How to Buy Winning Stocks: Practical Rules & a Simple Checklist
Buying “winning” stocks isn’t about finding a secret ticker that nobody knows. It’s about stacking small advantages: choosing strong businesses, paying a reasonable price, and avoiding the kinds of risks that permanently damage capital.
1) Start with the business (not the story)
Most losing trades begin with a great story and end with disappointing numbers. A better approach is to ask a few boring questions first:
- What does the company sell? Keep it simple enough to explain in 30 seconds.
- Who are the customers? Are they loyal, recurring, and financially healthy?
- Why this company? Look for a “moat” (brand, switching costs, network effects, cost advantage).
- What could break it? Regulation, new competitors, margin pressure, supply risks, disruption.
2) Check financial strength (the survivability test)
A “good” company can still be a bad investment if it’s over-leveraged or constantly raising cash. Before getting excited, verify it can survive rough markets.
Cash generation
Prefer businesses that produce steady operating cash and can fund growth without endless dilution.
Debt & interest risk
Debt isn’t always bad—until sales slow down. Watch leverage and the ability to pay interest comfortably.
3) Use a valuation “sanity check”
Valuation doesn’t need to be complicated. The goal is to avoid overpaying when expectations are already sky-high. A quick routine:
- Compare the company’s P/E (or EV/EBITDA) to its own history and close peers.
- Check whether growth is real (revenue) or mostly “financial engineering” (one-off gains, aggressive adjustments).
- Look at margins: strong businesses usually protect margins over time, even when costs rise.
4) Dividend stocks: the “quality filter” rules
Dividends can be a signal of maturity and discipline—but they can also be a trap. If the dividend is part of the thesis, verify it’s supported by the business.
- Payout discipline: Avoid dividends that consume almost all earnings for long periods.
- Coverage by cash: A dividend paid from cash flow is healthier than one funded by debt.
- Consistency: A long record of stable or growing dividends often indicates management conservatism.
5) Watch for red flags (they’re usually visible early)
These don’t automatically mean “sell,” but they deserve a second look before buying:
- Revenue growth slowing for multiple quarters without a clear reason.
- Margins falling while management keeps promising “next quarter will be better.”
- Share dilution rising fast (especially if it’s funding losses).
- Debt increasing while free cash flow shrinks.
- Constant “adjusted” earnings that never convert into real cash.

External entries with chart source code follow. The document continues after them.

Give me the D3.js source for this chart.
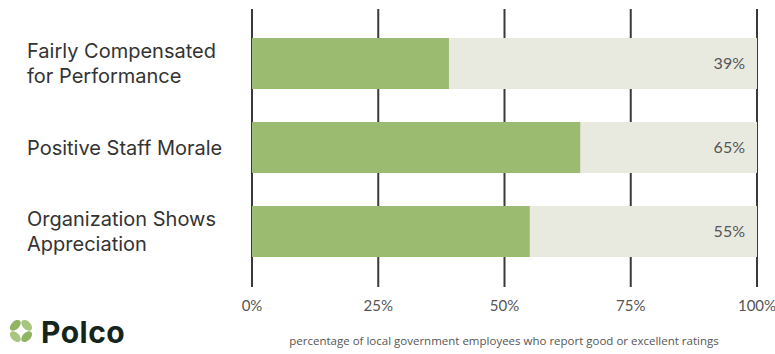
<!DOCTYPE html>
<html>
<head>
<meta charset="utf-8">
<script src="https://cdn.jsdelivr.net/npm/d3@7"></script>
<style>
  html, body { margin: 0; padding: 0; background: #ffffff; }
  svg { display: block; }
</style>
</head>
<body>
<svg id="chart" width="775" height="354"></svg>
<script>
// ---- data ----
const categories = [
  ["Fairly Compensated", "for Performance"],
  ["Positive Staff Morale"],
  ["Organization Shows", "Appreciation"]
];
const values = [39, 65, 55];
const tickValues = [0, 25, 50, 75, 100];
const tickLabels = ["0%", "25%", "50%", "75%", "100%"];
const axisTitle = "percentage of local government employees who report good or excellent ratings";
const brandName = "Polco";

// ---- styles ----
const green = "#9bbb71";
const track = "#e9eadf";
const gridColor = "#3a3a3a";

const svg = d3.select("#chart");
const keys = categories.map((c, i) => i);

const x = d3.scaleLinear().domain([0, 100]).range([252, 757]);
const y = d3.scaleBand().domain(keys).range([21.5, 273.5]).paddingInner(0.393).paddingOuter(0.1965);

// grid lines
svg.append("g").selectAll("line").data(tickValues).join("line")
  .attr("x1", d => x(d)).attr("x2", d => x(d))
  .attr("y1", 9).attr("y2", 287)
  .attr("stroke", gridColor).attr("stroke-width", 2);

// track bars
svg.append("g").selectAll("rect").data(keys).join("rect")
  .attr("x", x(0)).attr("y", d => y(d))
  .attr("width", x(100) - x(0)).attr("height", y.bandwidth())
  .attr("fill", track);

// value bars
svg.append("g").selectAll("rect").data(keys).join("rect")
  .attr("x", x(0)).attr("y", d => y(d))
  .attr("width", d => x(values[d]) - x(0)).attr("height", y.bandwidth())
  .attr("fill", green);

// value labels
svg.append("g").selectAll("text").data(keys).join("text")
  .attr("x", 745).attr("y", d => y(d) + y.bandwidth() / 2)
  .attr("dy", "0.36em")
  .attr("text-anchor", "end")
  .attr("font-family", "Lato, 'Open Sans', sans-serif")
  .attr("font-size", 16)
  .attr("fill", "#555")
  .text(d => values[d] + "%");

// category labels
const catG = svg.append("g").selectAll("text").data(keys).join("text")
  .attr("font-family", "Inter, 'Noto Sans', sans-serif")
  .attr("font-size", 20)
  .attr("fill", "#333")
  .attr("x", 27)
  .attr("y", d => y(d) + y.bandwidth() / 2);
catG.each(function(d) {
  const lines = categories[d];
  const n = lines.length;
  d3.select(this).selectAll("tspan").data(lines).join("tspan")
    .attr("x", 27)
    .attr("dy", (l, i) => i === 0 ? ((0.36 - (n - 1) * 0.625) + "em") : "1.25em")
    .text(l => l);
});

// x axis tick labels
svg.append("g").selectAll("text").data(tickValues).join("text")
  .attr("x", d => x(d)).attr("y", 311)
  .attr("text-anchor", "middle")
  .attr("font-family", "Lato, 'Open Sans', sans-serif")
  .attr("font-size", 15)
  .attr("fill", "#555")
  .text((d, i) => tickLabels[i]);

// axis title
svg.append("text")
  .attr("x", 504).attr("y", 345)
  .attr("text-anchor", "middle")
  .attr("font-family", "'Open Sans', sans-serif")
  .attr("font-size", 11.5)
  .attr("fill", "#555")
  .text(axisTitle);

// logo
const logo = svg.append("g").attr("transform", "translate(21,331)");
[45, 135, 225, 315].forEach((a, i) => {
  logo.append("ellipse")
    .attr("cx", 0).attr("cy", -8)
    .attr("rx", 6.5).attr("ry", 4)
    .attr("transform", `rotate(${a})`)
    .attr("fill", i % 2 ? "#8fb462" : "#a8c67d");
});
svg.append("text")
  .attr("x", 41).attr("y", 343)
  .attr("font-family", "Inter, 'Noto Sans', sans-serif")
  .attr("font-weight", 700)
  .attr("font-size", 30)
  .attr("letter-spacing", 0.5)
  .attr("fill", "#15251d")
  .text(brandName);
</script>
</body>
</html>
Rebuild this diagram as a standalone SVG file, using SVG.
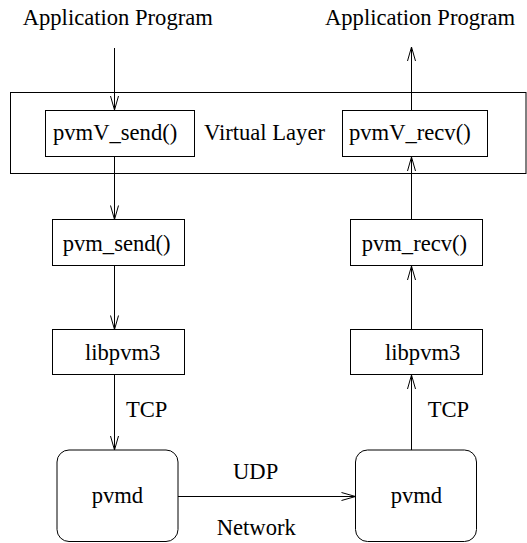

6) Risk management that actually works
Great analysis can be wiped out by poor position sizing. Risk management is the unglamorous part that keeps investors in the game.
- Diversify: Avoid building a portfolio where one stock or one sector can ruin the year.
- Scale in: Consider buying in 2–4 steps instead of one “all-in” entry.
- Know why you own it: Write a 2–3 line thesis and update it only when facts change.
- Plan exits: Define what would make the thesis invalid (not just “price went down”).
A quick buying checklist (copy/paste)
- Business is easy to understand, and demand looks durable.
- Competitive advantage is clear (or improving), not just marketing.
- Balance sheet looks reasonable for the industry.
- Cash generation trend is stable or improving.
- Valuation is not wildly above peers without a real growth reason.
- Management communication is consistent and specific (not vague optimism).
- Position size fits the risk level; portfolio isn’t concentrated in one theme.
Educational content only; not financial advice. Investing involves risk, including the risk of loss.